**What is expected:** All lines holding the string "page" are to be shown.

**Data segment:**

---*---

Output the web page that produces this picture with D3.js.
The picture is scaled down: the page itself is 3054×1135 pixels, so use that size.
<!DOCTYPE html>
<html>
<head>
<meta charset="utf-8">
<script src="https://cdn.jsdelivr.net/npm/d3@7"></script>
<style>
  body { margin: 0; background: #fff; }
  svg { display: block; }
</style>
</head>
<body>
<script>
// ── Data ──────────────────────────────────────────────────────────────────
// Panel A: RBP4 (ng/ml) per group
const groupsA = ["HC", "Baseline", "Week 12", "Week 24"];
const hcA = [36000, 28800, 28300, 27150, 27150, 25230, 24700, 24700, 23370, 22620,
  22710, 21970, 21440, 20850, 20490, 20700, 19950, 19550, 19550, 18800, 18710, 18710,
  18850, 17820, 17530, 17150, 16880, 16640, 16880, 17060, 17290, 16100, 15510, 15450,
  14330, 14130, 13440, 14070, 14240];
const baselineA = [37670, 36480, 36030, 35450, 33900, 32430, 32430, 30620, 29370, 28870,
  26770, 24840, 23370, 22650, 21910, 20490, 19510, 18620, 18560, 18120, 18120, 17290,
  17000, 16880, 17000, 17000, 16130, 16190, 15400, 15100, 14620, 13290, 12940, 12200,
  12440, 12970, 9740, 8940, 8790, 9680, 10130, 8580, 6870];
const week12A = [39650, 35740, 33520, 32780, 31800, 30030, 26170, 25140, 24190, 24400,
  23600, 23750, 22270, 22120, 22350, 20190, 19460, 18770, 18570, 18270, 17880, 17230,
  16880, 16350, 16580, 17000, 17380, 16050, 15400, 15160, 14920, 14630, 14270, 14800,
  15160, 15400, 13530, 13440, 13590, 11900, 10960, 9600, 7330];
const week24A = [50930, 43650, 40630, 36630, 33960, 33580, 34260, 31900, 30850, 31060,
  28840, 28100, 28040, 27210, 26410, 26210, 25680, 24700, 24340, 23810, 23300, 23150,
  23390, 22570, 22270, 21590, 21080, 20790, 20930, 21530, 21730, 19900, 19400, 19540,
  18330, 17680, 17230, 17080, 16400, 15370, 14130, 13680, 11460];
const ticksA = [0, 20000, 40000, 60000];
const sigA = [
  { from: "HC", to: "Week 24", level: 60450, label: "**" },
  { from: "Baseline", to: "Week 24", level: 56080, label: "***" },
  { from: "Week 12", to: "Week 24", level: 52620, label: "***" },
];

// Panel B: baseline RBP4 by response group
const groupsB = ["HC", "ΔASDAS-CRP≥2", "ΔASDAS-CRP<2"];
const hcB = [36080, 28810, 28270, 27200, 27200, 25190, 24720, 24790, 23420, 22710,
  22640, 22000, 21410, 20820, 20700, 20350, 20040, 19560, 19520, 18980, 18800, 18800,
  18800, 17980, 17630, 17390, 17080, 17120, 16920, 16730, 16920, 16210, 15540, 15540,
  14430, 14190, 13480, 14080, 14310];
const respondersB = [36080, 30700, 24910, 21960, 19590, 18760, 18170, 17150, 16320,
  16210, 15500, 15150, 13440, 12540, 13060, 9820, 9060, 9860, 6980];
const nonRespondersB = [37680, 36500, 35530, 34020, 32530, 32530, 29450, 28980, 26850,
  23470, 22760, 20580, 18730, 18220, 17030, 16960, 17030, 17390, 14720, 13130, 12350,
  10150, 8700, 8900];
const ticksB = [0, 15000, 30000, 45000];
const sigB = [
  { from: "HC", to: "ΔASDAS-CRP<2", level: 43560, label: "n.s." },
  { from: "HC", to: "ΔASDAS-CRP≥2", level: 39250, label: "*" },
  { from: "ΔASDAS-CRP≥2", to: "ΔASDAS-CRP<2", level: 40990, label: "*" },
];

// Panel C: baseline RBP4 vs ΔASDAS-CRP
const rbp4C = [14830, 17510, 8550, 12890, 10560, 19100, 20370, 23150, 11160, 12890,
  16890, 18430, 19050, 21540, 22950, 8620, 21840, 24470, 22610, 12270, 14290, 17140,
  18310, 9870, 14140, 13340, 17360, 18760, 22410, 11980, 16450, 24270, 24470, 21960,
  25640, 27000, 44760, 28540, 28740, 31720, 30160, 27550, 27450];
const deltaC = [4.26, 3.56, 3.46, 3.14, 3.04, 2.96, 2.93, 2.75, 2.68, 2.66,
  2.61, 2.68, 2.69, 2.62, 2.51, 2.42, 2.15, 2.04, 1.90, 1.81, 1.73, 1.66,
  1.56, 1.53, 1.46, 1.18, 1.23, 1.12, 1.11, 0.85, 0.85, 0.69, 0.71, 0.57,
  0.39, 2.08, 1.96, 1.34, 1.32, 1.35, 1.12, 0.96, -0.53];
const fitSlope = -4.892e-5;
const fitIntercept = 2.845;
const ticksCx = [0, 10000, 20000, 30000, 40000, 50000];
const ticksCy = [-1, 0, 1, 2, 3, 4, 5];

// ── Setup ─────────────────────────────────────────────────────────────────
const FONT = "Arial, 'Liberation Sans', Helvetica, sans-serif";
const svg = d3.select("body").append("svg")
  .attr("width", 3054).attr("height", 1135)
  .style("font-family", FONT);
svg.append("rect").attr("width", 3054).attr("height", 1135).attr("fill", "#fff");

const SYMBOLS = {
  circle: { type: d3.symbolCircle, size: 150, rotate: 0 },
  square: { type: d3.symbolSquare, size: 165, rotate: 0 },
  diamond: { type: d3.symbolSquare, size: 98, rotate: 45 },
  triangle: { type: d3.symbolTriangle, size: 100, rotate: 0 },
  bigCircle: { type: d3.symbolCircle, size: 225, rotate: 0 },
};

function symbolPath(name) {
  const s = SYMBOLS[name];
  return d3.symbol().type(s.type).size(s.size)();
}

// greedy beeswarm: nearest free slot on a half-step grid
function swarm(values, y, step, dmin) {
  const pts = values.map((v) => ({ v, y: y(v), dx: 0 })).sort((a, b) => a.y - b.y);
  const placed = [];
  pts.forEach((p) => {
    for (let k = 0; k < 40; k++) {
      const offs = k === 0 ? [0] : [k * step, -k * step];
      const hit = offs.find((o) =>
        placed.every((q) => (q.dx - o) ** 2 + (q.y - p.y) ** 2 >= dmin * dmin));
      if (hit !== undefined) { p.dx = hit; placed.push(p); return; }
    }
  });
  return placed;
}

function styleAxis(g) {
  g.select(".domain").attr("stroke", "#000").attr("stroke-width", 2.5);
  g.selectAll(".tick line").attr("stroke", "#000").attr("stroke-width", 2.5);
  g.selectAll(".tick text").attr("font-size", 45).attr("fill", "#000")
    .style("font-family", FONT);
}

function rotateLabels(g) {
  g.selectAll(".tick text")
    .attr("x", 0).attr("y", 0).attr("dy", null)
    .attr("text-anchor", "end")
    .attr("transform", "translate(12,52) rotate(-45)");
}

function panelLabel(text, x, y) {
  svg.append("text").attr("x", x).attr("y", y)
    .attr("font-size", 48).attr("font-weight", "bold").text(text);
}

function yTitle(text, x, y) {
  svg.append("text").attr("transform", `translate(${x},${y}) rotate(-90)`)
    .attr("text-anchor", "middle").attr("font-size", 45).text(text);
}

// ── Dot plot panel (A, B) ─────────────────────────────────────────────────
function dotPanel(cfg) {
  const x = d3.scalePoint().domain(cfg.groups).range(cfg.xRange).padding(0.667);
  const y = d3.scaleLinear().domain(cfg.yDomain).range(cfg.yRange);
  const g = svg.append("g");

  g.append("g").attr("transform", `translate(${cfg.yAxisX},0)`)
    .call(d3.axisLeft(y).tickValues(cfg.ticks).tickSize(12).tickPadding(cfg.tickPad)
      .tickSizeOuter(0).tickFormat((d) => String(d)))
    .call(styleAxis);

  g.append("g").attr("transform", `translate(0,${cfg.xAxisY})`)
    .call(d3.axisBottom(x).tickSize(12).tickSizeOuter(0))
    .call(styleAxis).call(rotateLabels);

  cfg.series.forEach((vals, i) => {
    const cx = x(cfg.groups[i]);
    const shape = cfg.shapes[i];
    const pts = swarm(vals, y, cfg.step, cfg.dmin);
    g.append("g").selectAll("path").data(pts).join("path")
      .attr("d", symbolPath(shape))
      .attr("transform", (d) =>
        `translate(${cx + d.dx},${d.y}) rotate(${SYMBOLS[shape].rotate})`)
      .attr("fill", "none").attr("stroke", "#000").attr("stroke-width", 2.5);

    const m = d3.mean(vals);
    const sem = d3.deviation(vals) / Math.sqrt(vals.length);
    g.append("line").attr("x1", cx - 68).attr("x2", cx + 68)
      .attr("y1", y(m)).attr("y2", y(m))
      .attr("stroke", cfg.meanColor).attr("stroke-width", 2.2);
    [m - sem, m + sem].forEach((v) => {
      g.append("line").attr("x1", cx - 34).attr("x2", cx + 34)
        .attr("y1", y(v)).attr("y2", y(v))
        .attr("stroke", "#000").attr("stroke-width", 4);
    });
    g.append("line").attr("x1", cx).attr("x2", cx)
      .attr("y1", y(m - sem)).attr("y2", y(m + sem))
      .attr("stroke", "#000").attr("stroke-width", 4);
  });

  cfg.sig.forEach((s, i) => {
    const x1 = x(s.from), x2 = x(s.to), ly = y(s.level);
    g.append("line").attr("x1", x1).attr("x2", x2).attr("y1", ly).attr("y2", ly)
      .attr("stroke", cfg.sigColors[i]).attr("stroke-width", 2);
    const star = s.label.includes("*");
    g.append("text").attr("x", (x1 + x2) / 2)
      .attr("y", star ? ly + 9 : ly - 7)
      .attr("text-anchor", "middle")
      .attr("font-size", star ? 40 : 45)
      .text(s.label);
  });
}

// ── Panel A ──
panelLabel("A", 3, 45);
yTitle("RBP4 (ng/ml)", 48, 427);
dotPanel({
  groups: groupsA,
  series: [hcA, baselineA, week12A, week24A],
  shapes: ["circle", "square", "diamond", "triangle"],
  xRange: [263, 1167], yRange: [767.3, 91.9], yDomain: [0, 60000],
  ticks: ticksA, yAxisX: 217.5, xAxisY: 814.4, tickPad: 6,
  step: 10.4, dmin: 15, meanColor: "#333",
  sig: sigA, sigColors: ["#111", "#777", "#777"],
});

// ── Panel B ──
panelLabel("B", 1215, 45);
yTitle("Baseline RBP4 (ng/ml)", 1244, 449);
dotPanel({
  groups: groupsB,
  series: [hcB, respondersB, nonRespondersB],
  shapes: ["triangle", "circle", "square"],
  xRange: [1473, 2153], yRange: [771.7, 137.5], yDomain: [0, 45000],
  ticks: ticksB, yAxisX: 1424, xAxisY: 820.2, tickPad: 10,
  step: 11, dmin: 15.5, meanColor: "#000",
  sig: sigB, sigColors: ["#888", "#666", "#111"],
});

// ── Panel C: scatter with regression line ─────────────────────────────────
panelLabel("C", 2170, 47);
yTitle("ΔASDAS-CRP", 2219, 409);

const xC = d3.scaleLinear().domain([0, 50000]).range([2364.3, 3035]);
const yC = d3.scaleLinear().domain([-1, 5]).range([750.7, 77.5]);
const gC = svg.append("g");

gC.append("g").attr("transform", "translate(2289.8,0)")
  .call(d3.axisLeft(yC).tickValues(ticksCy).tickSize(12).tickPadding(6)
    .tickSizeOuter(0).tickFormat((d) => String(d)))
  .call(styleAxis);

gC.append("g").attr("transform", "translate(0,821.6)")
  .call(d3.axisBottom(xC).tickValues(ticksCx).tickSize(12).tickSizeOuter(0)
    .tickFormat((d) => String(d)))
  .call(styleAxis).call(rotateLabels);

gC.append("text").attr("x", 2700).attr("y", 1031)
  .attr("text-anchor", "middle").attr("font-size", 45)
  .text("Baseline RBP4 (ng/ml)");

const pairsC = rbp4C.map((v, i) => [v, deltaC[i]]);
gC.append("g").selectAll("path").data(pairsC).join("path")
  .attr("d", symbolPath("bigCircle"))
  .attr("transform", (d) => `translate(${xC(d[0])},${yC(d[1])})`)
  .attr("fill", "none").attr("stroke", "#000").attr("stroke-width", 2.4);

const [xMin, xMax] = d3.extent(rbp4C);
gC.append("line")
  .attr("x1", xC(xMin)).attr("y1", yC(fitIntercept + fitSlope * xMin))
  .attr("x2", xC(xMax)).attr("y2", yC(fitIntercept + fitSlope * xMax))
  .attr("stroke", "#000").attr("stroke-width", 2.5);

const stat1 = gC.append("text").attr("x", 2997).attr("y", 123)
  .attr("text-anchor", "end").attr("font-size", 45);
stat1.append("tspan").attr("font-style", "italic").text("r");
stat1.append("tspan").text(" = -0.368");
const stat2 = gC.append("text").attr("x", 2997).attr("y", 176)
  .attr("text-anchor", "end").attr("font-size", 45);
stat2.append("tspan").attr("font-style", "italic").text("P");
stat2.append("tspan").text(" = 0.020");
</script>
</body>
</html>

---*---

**Task solution:**
Output the web page that produces this picture with D3.js.
The picture is scaled down: the page itself is 3054×1135 pixels, so use that size.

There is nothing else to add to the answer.